The Courier & Advertiser (Fife Edition)
Getting the Land Rover experience
Off road adventuring in the wilderness around Dunkeld.
It’s the golden hour – that wondrous time before the sun sets – and I’m in a Range Rover Sport driving up a hillside above Dunkeld.
The heather is on fire as the dying sun turns it to glory. We’re on a barely discernible grassy track cutting up hillside on the Atholl Estate. The reason I’m here? I’m taking part in a half day Land Rover Experience.
I had arrived at the company’s centre on the shores of Butterstone Loch a couple of hours earlier, met my instructor Murray Duguid and been given the obligatory safety briefing.
Then it was into the car that would haul me up hill and down dale for the next three hours.
The Land Rover Experience has a fleet of 12, spanning all the vehicles Land Rover and Range Rover make.
Anyone who buys a new or approved Land Rover is given a free half day experience at the centre so they can see what their vehicle is capable of and gain experience that could prove life-saving in bad weather.
Once safety checks were out of the way we headed towards Dunkeld and Land Rover Experience’s park – 250 acres of obstacles and tricky terrain designed to test the cars to the limits of their capability.
There are all levels of obstacle here and instructors carefully talk you through each one before you tackle it.
The fact I’ve done a small amount of off-roading and my “motoring journalist” moniker means Murray trusts me to tackle the centre’s two most difficult sections with no build-up whatsoever. The fool.
First up is the Dell. It’s the steepest slope the centre has. Even craning my neck to look over the bonnet I can’t see down it from the top. Erk.
Murray isn’t completely daft, though. He takes the wheel and shows me how it’s done before I’m allowed a go.
The slope is so steep that, even in low range and with hill descent control selected, you can’t come down it in first gear – the wheels will lock up and we’ll start to slide.
Instead I need to wait until I hit the big dip halfway down, then increase the speed and change up to second gear.
There are penalties if I mess it up. “If the wheels lock the car could slide sideways, flip over and roll down to the bottom,” Murray explains. “This is one where you can get hurt if you mess it up.”
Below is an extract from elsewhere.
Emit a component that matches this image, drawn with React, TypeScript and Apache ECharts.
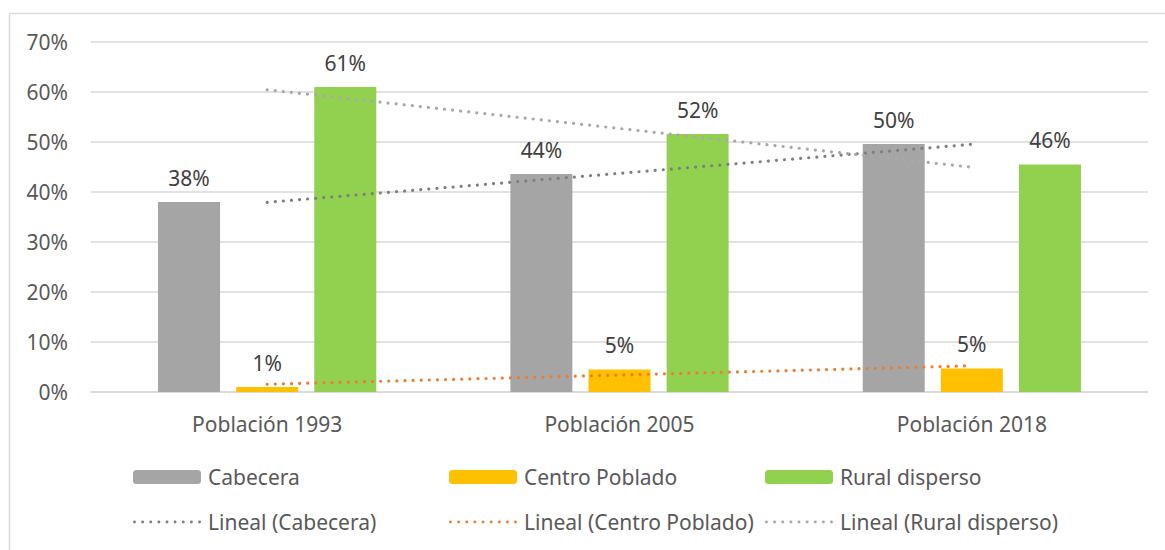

Gulp. Doing exactly as Murray says, I guide the £75,000 machine over the edge and down, changing gear when he tells me.
We accelerate bumping and jolting towards the bottom, where three grazing deer amble slowly out of our way, clearly used to these strange beasts in their territory.
A trust exercise then follows, with Murray standing outside and me negotiating a rock field using only his hand signals for guidance.
Having done so well on the steep hill I’m somewhat disheartened that I don’t react in time and hit a boulder.
It only nudges the bumper, though, and no harm’s done.
Then it’s off into the wilderness. Land Rover Experience has access to more than 100 miles of off road track across 150,000 acres of forest, hill and moorland. There’s nothing quite as technically challenging as in the terrain park but disappearing up into the hill in fading afternoon light is one of the most special experiences of my time as a motoring journalist.
Land Rover Experience offers adventures from one hour through to a full day. As well as catering for corporate groups and people who’ve bought their cars they also sell vouchers that are perfect for Christmas.
I’ll certainly be pleased if someone buys me a day in the wilderness.